Work instructions:
Below is a listing to transcribe in full and exactly; keep the pictures out.

Data lines:
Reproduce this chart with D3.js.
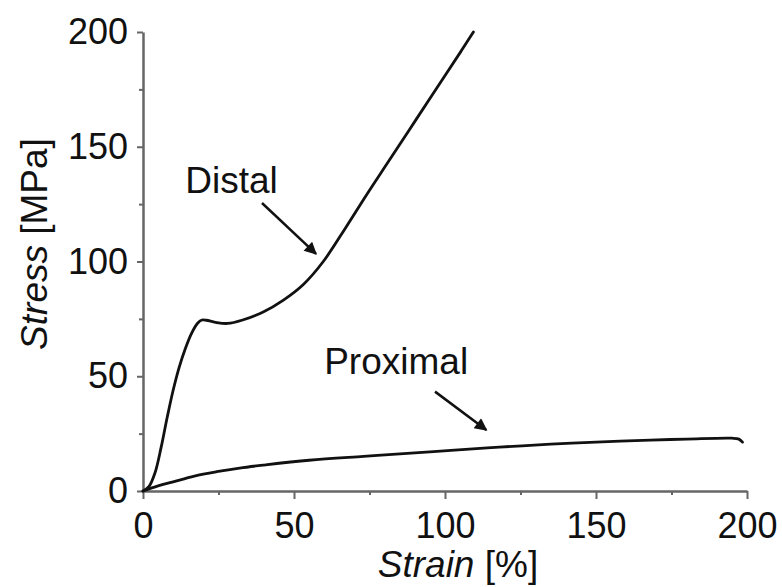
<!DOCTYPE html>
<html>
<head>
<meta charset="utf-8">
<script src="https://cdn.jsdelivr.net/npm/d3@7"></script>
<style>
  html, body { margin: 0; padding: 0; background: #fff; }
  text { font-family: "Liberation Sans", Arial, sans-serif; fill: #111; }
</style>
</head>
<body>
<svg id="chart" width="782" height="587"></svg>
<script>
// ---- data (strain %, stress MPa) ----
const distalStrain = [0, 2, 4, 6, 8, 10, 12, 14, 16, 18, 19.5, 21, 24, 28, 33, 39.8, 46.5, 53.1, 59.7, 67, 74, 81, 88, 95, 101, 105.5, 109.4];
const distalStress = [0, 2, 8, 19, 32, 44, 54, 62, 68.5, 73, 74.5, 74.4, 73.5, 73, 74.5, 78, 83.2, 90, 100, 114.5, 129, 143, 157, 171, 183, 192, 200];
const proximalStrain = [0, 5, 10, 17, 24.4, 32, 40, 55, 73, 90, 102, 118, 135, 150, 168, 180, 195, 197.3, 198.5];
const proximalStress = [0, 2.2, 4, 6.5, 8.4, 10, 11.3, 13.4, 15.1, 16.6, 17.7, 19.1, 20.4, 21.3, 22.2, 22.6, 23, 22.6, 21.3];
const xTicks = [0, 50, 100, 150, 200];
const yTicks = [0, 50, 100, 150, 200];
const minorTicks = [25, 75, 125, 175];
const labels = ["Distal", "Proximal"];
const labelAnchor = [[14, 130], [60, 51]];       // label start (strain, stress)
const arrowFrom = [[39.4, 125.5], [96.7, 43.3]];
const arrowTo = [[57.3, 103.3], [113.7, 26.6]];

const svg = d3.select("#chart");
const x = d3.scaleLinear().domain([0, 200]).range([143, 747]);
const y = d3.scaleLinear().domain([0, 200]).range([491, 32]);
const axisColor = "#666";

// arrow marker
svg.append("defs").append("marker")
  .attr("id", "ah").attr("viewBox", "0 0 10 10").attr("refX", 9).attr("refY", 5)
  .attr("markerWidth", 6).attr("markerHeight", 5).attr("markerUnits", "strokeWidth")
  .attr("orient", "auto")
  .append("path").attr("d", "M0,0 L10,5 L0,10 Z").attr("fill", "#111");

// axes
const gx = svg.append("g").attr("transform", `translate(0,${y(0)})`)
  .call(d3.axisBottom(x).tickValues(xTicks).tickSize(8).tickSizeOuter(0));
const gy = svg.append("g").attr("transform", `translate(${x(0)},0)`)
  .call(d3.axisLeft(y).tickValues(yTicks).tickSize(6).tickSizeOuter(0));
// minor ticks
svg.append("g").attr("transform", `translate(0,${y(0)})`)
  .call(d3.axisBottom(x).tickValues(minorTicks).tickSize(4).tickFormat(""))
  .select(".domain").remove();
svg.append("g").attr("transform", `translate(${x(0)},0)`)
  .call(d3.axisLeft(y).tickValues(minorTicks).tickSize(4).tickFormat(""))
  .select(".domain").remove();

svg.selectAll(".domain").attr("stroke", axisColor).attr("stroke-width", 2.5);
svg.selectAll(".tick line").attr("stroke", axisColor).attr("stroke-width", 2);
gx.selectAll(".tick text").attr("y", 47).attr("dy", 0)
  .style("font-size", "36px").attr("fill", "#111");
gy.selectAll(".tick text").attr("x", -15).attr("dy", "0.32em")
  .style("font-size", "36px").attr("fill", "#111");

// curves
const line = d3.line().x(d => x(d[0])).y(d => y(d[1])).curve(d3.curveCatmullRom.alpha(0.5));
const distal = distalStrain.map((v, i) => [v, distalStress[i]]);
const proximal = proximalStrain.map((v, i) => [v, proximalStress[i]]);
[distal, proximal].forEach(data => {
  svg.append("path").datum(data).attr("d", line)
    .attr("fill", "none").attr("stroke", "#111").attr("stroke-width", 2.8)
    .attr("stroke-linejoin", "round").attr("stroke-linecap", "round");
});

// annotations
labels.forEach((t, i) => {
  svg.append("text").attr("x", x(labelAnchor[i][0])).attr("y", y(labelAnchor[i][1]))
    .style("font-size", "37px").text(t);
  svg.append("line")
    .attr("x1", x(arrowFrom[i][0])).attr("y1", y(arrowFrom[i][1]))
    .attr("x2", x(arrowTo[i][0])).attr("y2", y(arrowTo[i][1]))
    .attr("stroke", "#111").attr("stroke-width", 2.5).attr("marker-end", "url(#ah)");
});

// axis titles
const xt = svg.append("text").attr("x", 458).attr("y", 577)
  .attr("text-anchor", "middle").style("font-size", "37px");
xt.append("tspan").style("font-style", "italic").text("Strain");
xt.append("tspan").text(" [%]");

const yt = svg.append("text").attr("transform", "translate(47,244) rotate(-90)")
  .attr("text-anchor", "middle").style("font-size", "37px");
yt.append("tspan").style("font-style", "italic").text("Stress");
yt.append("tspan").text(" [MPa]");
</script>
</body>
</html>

The answer:
Reproduce this chart with D3.js.
<!DOCTYPE html>
<html>
<head>
<meta charset="utf-8">
<script src="https://cdn.jsdelivr.net/npm/d3@7"></script>
<style>
  html, body { margin: 0; padding: 0; background: #fff; }
  text { font-family: "Liberation Sans", Arial, sans-serif; fill: #111; }
</style>
</head>
<body>
<svg id="chart" width="782" height="587"></svg>
<script>
// ---- data (strain %, stress MPa) ----
const distalStrain = [0, 2, 4, 6, 8, 10, 12, 14, 16, 18, 19.5, 21, 24, 28, 33, 39.8, 46.5, 53.1, 59.7, 67, 74, 81, 88, 95, 101, 105.5, 109.4];
const distalStress = [0, 2, 8, 19, 32, 44, 54, 62, 68.5, 73, 74.5, 74.4, 73.5, 73, 74.5, 78, 83.2, 90, 100, 114.5, 129, 143, 157, 171, 183, 192, 200];
const proximalStrain = [0, 5, 10, 17, 24.4, 32, 40, 55, 73, 90, 102, 118, 135, 150, 168, 180, 195, 197.3, 198.5];
const proximalStress = [0, 2.2, 4, 6.5, 8.4, 10, 11.3, 13.4, 15.1, 16.6, 17.7, 19.1, 20.4, 21.3, 22.2, 22.6, 23, 22.6, 21.3];
const xTicks = [0, 50, 100, 150, 200];
const yTicks = [0, 50, 100, 150, 200];
const minorTicks = [25, 75, 125, 175];
const labels = ["Distal", "Proximal"];
const labelAnchor = [[14, 130], [60, 51]];       // label start (strain, stress)
const arrowFrom = [[39.4, 125.5], [96.7, 43.3]];
const arrowTo = [[57.3, 103.3], [113.7, 26.6]];

const svg = d3.select("#chart");
const x = d3.scaleLinear().domain([0, 200]).range([143, 747]);
const y = d3.scaleLinear().domain([0, 200]).range([491, 32]);
const axisColor = "#666";

// arrow marker
svg.append("defs").append("marker")
  .attr("id", "ah").attr("viewBox", "0 0 10 10").attr("refX", 9).attr("refY", 5)
  .attr("markerWidth", 6).attr("markerHeight", 5).attr("markerUnits", "strokeWidth")
  .attr("orient", "auto")
  .append("path").attr("d", "M0,0 L10,5 L0,10 Z").attr("fill", "#111");

// axes
const gx = svg.append("g").attr("transform", `translate(0,${y(0)})`)
  .call(d3.axisBottom(x).tickValues(xTicks).tickSize(8).tickSizeOuter(0));
const gy = svg.append("g").attr("transform", `translate(${x(0)},0)`)
  .call(d3.axisLeft(y).tickValues(yTicks).tickSize(6).tickSizeOuter(0));
// minor ticks
svg.append("g").attr("transform", `translate(0,${y(0)})`)
  .call(d3.axisBottom(x).tickValues(minorTicks).tickSize(4).tickFormat(""))
  .select(".domain").remove();
svg.append("g").attr("transform", `translate(${x(0)},0)`)
  .call(d3.axisLeft(y).tickValues(minorTicks).tickSize(4).tickFormat(""))
  .select(".domain").remove();

svg.selectAll(".domain").attr("stroke", axisColor).attr("stroke-width", 2.5);
svg.selectAll(".tick line").attr("stroke", axisColor).attr("stroke-width", 2);
gx.selectAll(".tick text").attr("y", 47).attr("dy", 0)
  .style("font-size", "36px").attr("fill", "#111");
gy.selectAll(".tick text").attr("x", -15).attr("dy", "0.32em")
  .style("font-size", "36px").attr("fill", "#111");

// curves
const line = d3.line().x(d => x(d[0])).y(d => y(d[1])).curve(d3.curveCatmullRom.alpha(0.5));
const distal = distalStrain.map((v, i) => [v, distalStress[i]]);
const proximal = proximalStrain.map((v, i) => [v, proximalStress[i]]);
[distal, proximal].forEach(data => {
  svg.append("path").datum(data).attr("d", line)
    .attr("fill", "none").attr("stroke", "#111").attr("stroke-width", 2.8)
    .attr("stroke-linejoin", "round").attr("stroke-linecap", "round");
});

// annotations
labels.forEach((t, i) => {
  svg.append("text").attr("x", x(labelAnchor[i][0])).attr("y", y(labelAnchor[i][1]))
    .style("font-size", "37px").text(t);
  svg.append("line")
    .attr("x1", x(arrowFrom[i][0])).attr("y1", y(arrowFrom[i][1]))
    .attr("x2", x(arrowTo[i][0])).attr("y2", y(arrowTo[i][1]))
    .attr("stroke", "#111").attr("stroke-width", 2.5).attr("marker-end", "url(#ah)");
});

// axis titles
const xt = svg.append("text").attr("x", 458).attr("y", 577)
  .attr("text-anchor", "middle").style("font-size", "37px");
xt.append("tspan").style("font-style", "italic").text("Strain");
xt.append("tspan").text(" [%]");

const yt = svg.append("text").attr("transform", "translate(47,244) rotate(-90)")
  .attr("text-anchor", "middle").style("font-size", "37px");
yt.append("tspan").style("font-style", "italic").text("Stress");
yt.append("tspan").text(" [MPa]");
</script>
</body>
</html>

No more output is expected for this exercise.